Other groups of people most at risk include the elderly, people living in poverty and those working outdoors.

“Using the latest data from the American Community Survey, we have included several demographic summaries at the Census tract level (neighbourhoods) to help identify areas with at-risk populations,” Pisut reveals.

The US Census Bureau conducts the survey to help determine how more than $675 billion in federal and state funds are distributed each year.
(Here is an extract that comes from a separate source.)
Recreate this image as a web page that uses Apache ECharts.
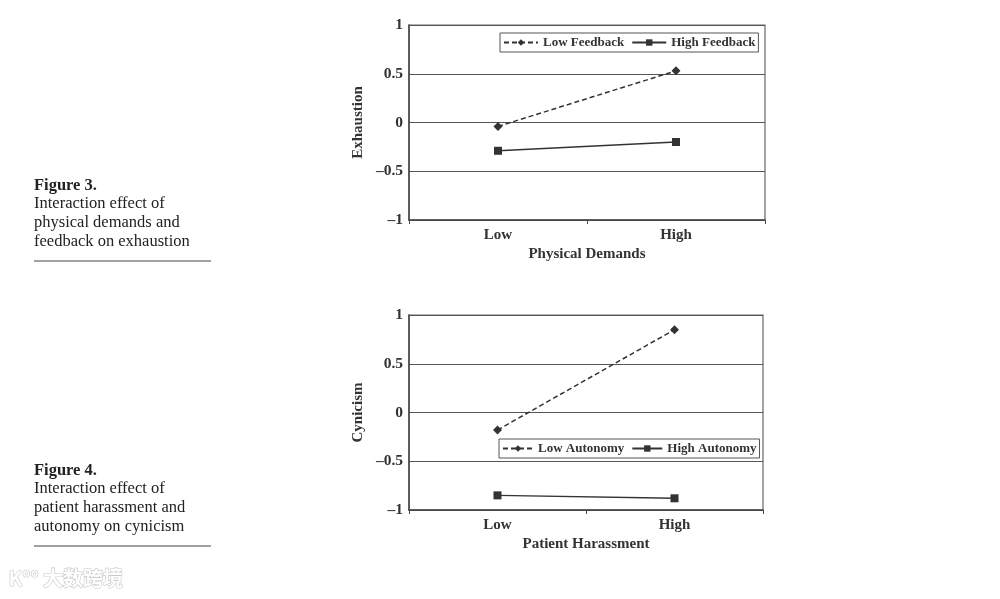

Information on topics such as jobs, veterans and homes are used by public officials and planners to plan the future. 

The app includes a chart which breaks down the demographic components of a neighbourhood such as the percentage of elderly, school children and those suffering from asthma.

For example, searching Mariposa, California, reveals elderly people make up 28.7% of the 3,907 people living in the neighbourhood. 

The chart shows this percentage of elderly people is higher than the national average, which runs at 16.6%. 

Despite this, other at-risk populations reveal an opposite trend as school children make up 11.9% (national average 16%) while those suffering from asthma amount to 3.2% (national average 7.7%).

Additionally, Esri's app uses the National Oceanic and Atmospheric Administration (NOAA) National Weather Service’s 72-hour wind forecast to provide hourly forecasts for wind speed.

“While winds may make fires, smoke, and air quality worse, usually they help clear the skies,” Pisut concludes.